Severt saw an ad for Sitka Salmon Shares last summer in a small arts & culture magazine.

“My husband and I have a garden, and he’s a hunter. So we love good food. We priced it out and figured it was about the price we’d pay for really good salmon in town, and we figured, Might as well try it.”

Marsh Skeele, a second-generation troller from Port Alexander, supplies fish for Sitka Salmon Shares.

Severt says she and her husband both already love salmon, which made the decision to become a member that much easier. She also understands the idea behind CSA’s – community-supported agriculture – even though her garden makes joining a CSA unnecessary. Sitka Salmon Shares is a type of community-supported fishery. Severt says knowing who caught the fish, how it was caught and cared for, were all as important in her decision to buy in as making a healthy eating choice.

Now, even though she lives three-thousand miles from Sitka, she’s starting to sound like a local.

“And it’s been fun having a freezer full of salmon. Oh, we’ll have salmon tonight, and tomorrow, and the next day!”

One factor Severt did not roll into her decision was the sustainability of having fresh-frozen fish flown from Sitka to Chicago, trucked to Galesburg, and then hand-delivered to her door in Madison.

Nic Mink, however, thinks about this a lot. He knows using fossil fuels is not a perfect system.

“Part of our power at the sustainable business center comes from solar and is renewable, so that helps. We also pay to offset all of the carbon emissions for the salmon that come into Illinois, and we take that money and invest it into wind energy in the Midwest. So that’s one element of making the system, we believe, a little more sustainable.”

Sitka Salmon Shares also invests one-percent of its proceeds back into salmon habitat restoration, and salmon education. He thinks the money should be enough to support two summer internships for college students back in Sitka.

Although this is the only place where students fit into the business model, it’s not hard to look at Sitka Salmon Shares as an academic exercise that has taken on a life of its own.
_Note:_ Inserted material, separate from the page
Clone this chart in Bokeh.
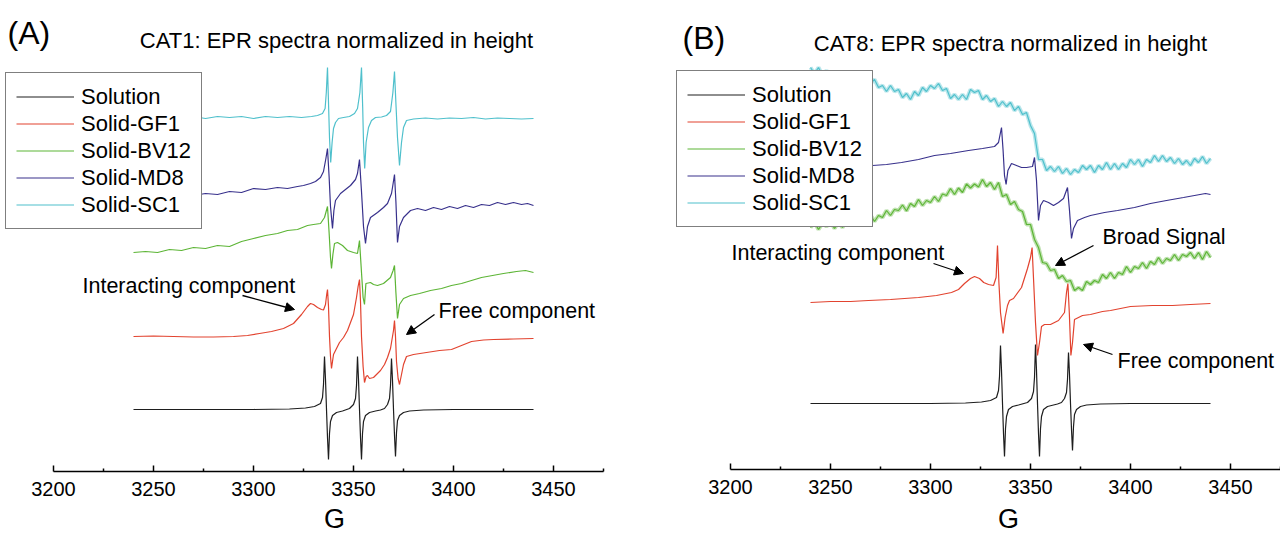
import numpy as np
from bokeh.plotting import figure
from bokeh.layouts import row
from bokeh.models import Range1d, FixedTicker, Label, Arrow, NormalHead, Legend, LegendItem
from bokeh.embed import file_html
from bokeh.resources import INLINE

FONT = "Liberation Sans"
series_names = ["Solution", "Solid-GF1", "Solid-BV12", "Solid-MD8", "Solid-SC1"]
colors = ["#1e1e1e", "#e2432f", "#5db536", "#38318c", "#4fc0cc"]
major_ticks = [3200, 3250, 3300, 3350, 3400, 3450]
minor_ticks = [3225, 3275, 3325, 3375, 3425, 3475]
axis_bounds = (3200, 3475)

# ---------------- Panel A (CAT1) : field (G) and intensity (a.u.) ----------------
a_sol_x = [3240, 3300, 3318, 3326, 3330.5, 3333.5, 3334.5, 3335, 3335.5, 3336, 3336.5, 3337, 3337.5, 3338, 3338.5,
           3339.5, 3341.5, 3344.5, 3348, 3350, 3351, 3351.5, 3352, 3352.5, 3353, 3353.5, 3354, 3354.5, 3355, 3356,
           3358, 3361, 3363.5, 3365.5, 3367, 3368, 3368.5, 3369, 3369.5, 3370, 3370.5, 3371, 3371.5, 3372, 3373,
           3375, 3378, 3385, 3400, 3440]
a_sol_y = [0, 0, 0.5, 1.5, 3, 6, 12, 25, 53, 30, 0, -28, -50, -24, -12,
           -6, -3, -1.5, 1, 5, 11, 24, 53, 30, 0, -28, -50, -24, -12, -6,
           -3, -1.5, -0.5, 1, 5, 11, 24, 51, 29, 0, -26, -47, -23, -11, -6,
           -3, -1.5, -0.5, 0, 0]

a_gf1_x = [3240, 3250, 3260, 3270, 3280, 3290, 3297, 3303, 3309, 3315, 3320, 3324, 3327, 3328.5, 3330,
           3332, 3334, 3335, 3336, 3336.6, 3337, 3337.5, 3338, 3338.5, 3339, 3339.5, 3340, 3341, 3343, 3345,
           3347, 3348.5, 3350, 3351.5, 3352.3, 3353, 3353.5, 3354, 3354.8, 3355.5, 3356.3, 3357, 3358, 3360, 3363.5,
           3365.5, 3367, 3368.5, 3369.5, 3370, 3370.5, 3371, 3371.5, 3372.3, 3373, 3374, 3375, 3376.5, 3380, 3386.5,
           3393, 3399, 3404, 3409, 3415, 3420, 3430, 3440]
a_gf1_y = [0, 0.5, 0, -0.5, -0.5, 0, 1, 3, 5, 8, 13, 22, 30, 33, 32,
           29, 27, 26.5, 32, 42, 47, 30, 0, -20, -32, -25, -18, -14, -6, -1,
           6, 14, 22, 39, 50, 57, 35, 0, -30, -46, -40, -39, -42, -41, -34,
           -28, -21, -12, 0, 6, 16, 0, -25, -42, -48, -38, -28, -20, -18, -16,
           -14, -13, -9, -5, -3.5, -3, -2.5, -2]

a_bv12_x = [3240, 3246, 3252, 3258, 3264, 3270, 3276, 3282, 3288, 3294, 3300, 3306, 3312, 3317, 3322,
            3327, 3330, 3333.5, 3335.5, 3337, 3337.8, 3338.5, 3339, 3339.7, 3340.5, 3342, 3344.5, 3347, 3350, 3352,
            3353, 3354, 3354.8, 3355.5, 3356.2, 3358.5, 3360, 3362, 3365, 3368.5, 3369.8, 3370.5, 3371.2, 3372, 3373,
            3375, 3378.5, 3383, 3388.5, 3394, 3399, 3404, 3409, 3414, 3419.5, 3425, 3431.5, 3436, 3440]
a_bv12_y = [0, 1, 0, 3, 2, 5, 4, 7, 6, 11, 14, 17, 19, 22, 23,
            27, 28, 29, 35, 46, 20, -5, -16, -2, 9, 10, 7, 2, 0, -1,
            12, -20, -45, -52, -31, -30, -32, -33, -31, -25, -18, -13, -40, -66, -52,
            -46, -43, -41, -38, -36, -33, -31, -28, -25, -23, -21, -19, -18, -20]

a_md8_x = [3240, 3248, 3256, 3264, 3270, 3276, 3282, 3288, 3294, 3300, 3306, 3312, 3317, 3322, 3325,
           3328.5, 3331, 3333.5, 3335, 3336.2, 3337, 3337.8, 3338.5, 3339.5, 3340.2, 3341, 3343.5, 3346, 3348.5, 3351,
           3352, 3353, 3354, 3355, 3356, 3357, 3358.5, 3362, 3365, 3367, 3369, 3369.5, 3370.5, 3371.2, 3372,
           3373, 3375, 3378.5, 3382, 3386, 3390, 3394, 3398, 3402, 3406, 3410, 3414, 3418, 3422, 3426,
           3430, 3434, 3437, 3440]
a_md8_y = [0, 1, 0, 2, 1, 3, 2, 5, 4, 8, 7, 9, 8, 10, 11,
           13, 15, 19, 25, 38, 48, 20, -10, -32, -14, -4, 3, 7, 11, 17,
           23, 37, 5, -30, -47, -30, -21, -16, -11, -7, 3, 9, 22, -5, -46,
           -30, -21, -14, -12, -14, -11, -13, -10, -12, -9, -11, -8, -9, -6, -8,
           -6, -8, -7, -9]

a_sc1_x = [3240, 3250, 3260, 3270, 3276, 3282, 3288, 3294, 3300, 3306, 3312, 3318, 3324, 3329, 3332,
           3334.5, 3335.8, 3336.4, 3337, 3337.5, 3338, 3338.6, 3339.3, 3340, 3341, 3342.5, 3345, 3348, 3350.5, 3352,
           3353.2, 3354, 3354.6, 3355, 3355.6, 3356.3, 3357.5, 3359, 3361, 3364, 3366.5, 3368.5, 3369.7, 3370.5, 3371.3,
           3372, 3373, 3374, 3375, 3376.5, 3380, 3386, 3392, 3398, 3404, 3410, 3416, 3422, 3428, 3434, 3440]
a_sc1_y = [0, 1, 0, 1, -1, 1, 0, 1, -1, 1, 0, 1, 0, 1, 2,
           4, 9, 25, 50, 15, -20, -45, -25, -11, -5, -1, 0, 1, 4, 9,
           25, 50, 10, -25, -51, -25, -10, -3, 0, 0.5, 2, 6, 25, 46, 10,
           -20, -48, -25, -10, -3, -1.5, -0.5, -1.5, -0.5, -1, 0, -1.5, -0.5, -1, -1.5, -1]

offsets_a = [62, 135, 219, 275, 354]

# ---------------- Panel B (CAT8) ----------------
b_sol_x = [3240, 3300, 3317.5, 3325.5, 3330, 3333, 3334, 3334.5, 3335, 3335.5, 3336, 3336.5, 3337, 3337.5, 3338,
           3339, 3341, 3344, 3348.5, 3350.5, 3351.5, 3352, 3352.5, 3353, 3353.5, 3354, 3354.5, 3355, 3355.5, 3356.5,
           3358.5, 3361.5, 3363.5, 3365.5, 3367, 3368, 3368.5, 3369, 3369.5, 3370, 3370.5, 3371, 3371.5, 3372, 3373,
           3375, 3378, 3385, 3400, 3440]
b_sol_y = [0, 0, 0.5, 1.5, 3, 6, 13, 27, 58, 33, 0, -30, -53, -25, -13,
           -6, -3, -1.5, 1, 5, 12, 26, 59, 33, 0, -30, -53, -25, -13, -6,
           -3, -1.5, -0.5, 1, 5, 11, 24, 51, 29, 0, -26, -47, -23, -11, -6,
           -3, -1.5, -0.5, 0, 0]

b_gf1_x = [3240, 3250, 3260, 3269, 3280, 3294, 3303, 3310.5, 3314, 3317, 3320, 3322, 3324.5, 3326.6, 3329,
           3331.5, 3332.8, 3333.5, 3334.2, 3335, 3336.3, 3337.3, 3338.5, 3339.5, 3341.5, 3345.5, 3348.5, 3350, 3350.8, 3351.6,
           3352.5, 3353.5, 3354.5, 3355.5, 3357, 3360, 3364, 3367, 3368, 3368.7, 3369.4, 3370.2, 3371, 3372, 3376,
           3380, 3386, 3390, 3400, 3411, 3421, 3430, 3440]
b_gf1_y = [0, 1, 1, 2, 3, 5, 7, 10, 13, 19, 24, 26, 24, 20, 18,
           17, 25, 57, 20, -10, -31, -15, -3, 2, 4, 15, 34, 45, 55, 20,
           -20, -53, -40, -24, -22, -22, -18, -10, 10, 19, -10, -53, -40, -17, -13,
           -12, -9, -8, -4, -3, -3, -2, -1]

b_bv12_x = list(range(3240, 3441, 2))
b_bv12_y = [-2, 3, -4, 2, -1, 4, -3, 3, -2, 6,
            1.5, 5, 2, 10, 5, 10.5, 4, 10, 8, 15,
            10, 16, 15, 20.5, 14.5, 22, 19, 26, 20, 25,
            23, 29, 24, 31.5, 30, 37, 31, 37.5, 33, 41.5,
            37.5, 41.5, 38.5, 46, 39, 43, 36, 43, 29, 31,
            21, 24, 16, 14, 1, 1, -14, -22, -37, -38,
            -45, -44, -53, -50, -56, -55, -65, -62, -65, -56,
            -59, -55, -57, -49, -53, -47, -53, -47, -49, -41,
            -47, -41, -43, -37, -43, -36, -39, -32, -38, -33,
            -35, -29, -35, -29, -31, -27, -33, -27, -34, -26,
            -32]

b_md8_x = [3240, 3255, 3271, 3278, 3285.5, 3294, 3302, 3310, 3319, 3326, 3332, 3334, 3335.5, 3336.3, 3337,
           3337.8, 3338.7, 3340.5, 3343, 3345.5, 3348, 3351, 3352, 3353, 3354, 3355, 3356.5, 3359, 3361.5, 3364,
           3366.5, 3368.5, 3369.5, 3370.5, 3371.5, 3373.5, 3377, 3380, 3387, 3393.5, 3402, 3410, 3418, 3426.5, 3432,
           3437.5, 3440]
b_md8_y = [0, 2, 5, 6, 8, 11, 15, 17, 20, 22, 24, 28, 43, 20, -5,
           -14, 0, 7, 5, 3, 3, 4, 13, -10, -50, -35, -30, -32, -35, -32,
           -28, -17, -40, -68, -58, -50, -47, -45, -42, -40, -37, -33, -30, -27, -25,
           -23, -24]

b_sc1_x = list(range(3240, 3441, 2))
b_sc1_y = [3, -3, 3, -5, 0, -7, -2, -7, -1, -6,
           -3, -11, -6, -11, -5, -13, -9, -17, -15, -21,
           -15, -21, -19, -27, -23, -29, -21, -25, -17, -21,
           -15, -18, -13, -20, -18, -28, -24, -29, -24, -29,
           -19, -22, -20, -29, -25, -31, -28, -36, -31, -36,
           -32, -40, -36, -44, -42, -55, -63, -89, -89, -100,
           -96, -101, -96, -103, -98, -104, -99, -102, -95, -99,
           -95, -102, -95, -99, -92, -99, -93, -99, -93, -97,
           -89, -94, -89, -96, -89, -92, -85, -91, -85, -91,
           -87, -93, -88, -94, -90, -95, -88, -92, -86, -93,
           -88]

offsets_b = [66, 167, 244, 299, 399]

traces_a = [(a_sol_x, a_sol_y), (a_gf1_x, a_gf1_y), (a_bv12_x, a_bv12_y), (a_md8_x, a_md8_y), (a_sc1_x, a_sc1_y)]
traces_b = [(b_sol_x, b_sol_y), (b_gf1_x, b_gf1_y), (b_bv12_x, b_bv12_y), (b_md8_x, b_md8_y), (b_sc1_x, b_sc1_y)]
for tx, ty in traces_a + traces_b:
    assert len(tx) == len(ty), (len(tx), len(ty))


def make_panel(traces, offsets, xr, yr, letter_pos, letter, title_pos, title,
               notes, arrows, g_pos, legend_loc, noisy):
    p = figure(width=640, height=534, x_range=Range1d(*xr), y_range=Range1d(*yr),
               output_backend="svg", toolbar_location=None, y_axis_location=None,
               min_border_left=0, min_border_right=0, min_border_top=0, min_border_bottom=0)
    p.xgrid.visible = False
    p.ygrid.visible = False
    p.outline_line_color = None
    p.background_fill_color = "white"
    p.border_fill_color = "white"

    ax = p.xaxis[0]
    ax.fixed_location = 0
    ax.bounds = axis_bounds
    ax.ticker = FixedTicker(ticks=major_ticks, minor_ticks=minor_ticks)
    ax.axis_line_width = 1.5
    ax.axis_line_color = "black"
    ax.major_tick_in = 6
    ax.major_tick_out = 0
    ax.minor_tick_in = 3
    ax.minor_tick_out = 0
    ax.major_tick_line_width = 1.5
    ax.minor_tick_line_width = 1.5
    ax.major_tick_line_color = "black"
    ax.minor_tick_line_color = "black"
    ax.major_label_text_font = FONT
    ax.major_label_text_font_size = "20px"
    ax.major_label_text_color = "black"
    ax.major_label_standoff = 10

    rends = []
    for i, ((tx, ty), off, col) in enumerate(zip(traces, offsets, colors)):
        yy = [v + off for v in ty]
        if noisy[i]:
            p.line(tx, yy, line_color=col, line_width=4.0, line_alpha=0.4)
            r = p.line(tx, yy, line_color=col, line_width=1.2)
        else:
            r = p.line(tx, yy, line_color=col, line_width=1.2)
        rends.append(r)

    items = [LegendItem(label=n, renderers=[r]) for n, r in zip(series_names, rends)]
    leg = Legend(items=items, location=legend_loc, label_text_font=FONT, label_text_font_size="22px",
                 label_text_color="black", glyph_width=58, glyph_height=27, label_height=27,
                 label_standoff=7, spacing=0, padding=10, margin=0,
                 border_line_color="black", border_line_width=1.2,
                 background_fill_color="white", background_fill_alpha=1.0)
    p.add_layout(leg)

    p.add_layout(Label(x=letter_pos[0], y=letter_pos[1], text=letter, text_font=FONT, text_font_size="32px",
                       text_align="left", text_baseline="middle", text_color="black"))
    p.add_layout(Label(x=title_pos[0], y=title_pos[1], text=title, text_font=FONT, text_font_size="22px",
                       text_align="center", text_baseline="middle", text_color="black"))
    for (nx, ny, txt) in notes:
        p.add_layout(Label(x=nx, y=ny, text=txt, text_font=FONT, text_font_size="21.5px",
                           text_align="left", text_baseline="middle", text_color="black"))
    for (x0, y0, x1, y1) in arrows:
        p.add_layout(Arrow(end=NormalHead(size=9, fill_color="black", line_color="black", line_width=1),
                           x_start=x0, y_start=y0, x_end=x1, y_end=y1,
                           line_color="black", line_width=1.3))
    p.add_layout(Label(x=g_pos[0], y=g_pos[1], text="G", text_font=FONT, text_font_size="27px",
                       text_align="center", text_baseline="middle", text_color="black"))
    return p


pA = make_panel(traces_a, offsets_a, (3173.5, 3493.5), (-63, 471),
                (3177, 439), "(A)", (3341.5, 431), "CAT1: EPR spectra normalized in height",
                [(3214.5, 186, "Interacting component"), (3392.5, 161, "Free component")],
                [(3294.5, 176, 3320.5, 162), (3390.5, 157, 3376.5, 137)],
                (3340.5, -47), (5, 305), [False, False, False, False, False])

pB = make_panel(traces_b, offsets_b, (3155, 3475), (-65, 469),
                (3176, 432), "(B)", (3340, 426), "CAT8: EPR spectra normalized in height",
                [(3200.5, 217, "Interacting component"), (3386, 233, "Broad Signal"),
                 (3393.5, 109, "Free component")],
                [(3301.5, 206, 3316.5, 196), (3381.5, 224, 3362.5, 204), (3391, 115, 3376.5, 125)],
                (3339, -49), (36, 307), [False, False, True, False, True])

layout = row(pA, pB)
open("out.html", "w").write(file_html(layout, INLINE))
Professor Mink is walking the walk.

“If I’m going to teach it, and I want students to go out there and do it, well this offered me a cool chance to be able to try it myself, and to learn lessons that I could pass on to students.”

As a seasonal business, most of Mink’s 7 employees last summer were students. This summer, he’s hoping to hire 11 or 12 as Sitka Salmon Shares expands into a 5-month season, with the addition of longliners supplying halibut and black cod. Every box of fish contains recipes, and Mink has organized cooking classes with local chefs for up to 35 of his members at a time.

Sitka Salmon Shares was featured in this article in Forbes in December.

Mink is getting a lot of press. Sitka Salmon Shares was featured in the online version of Forbes Magazine last month. And the tv time doesn’t hurt either.

WQAD newscast…

Still, name recognition not quite where Mink would like it to be just yet.

“Funny thing is, a lot of people come up to me and say, Is Sitka your dog?”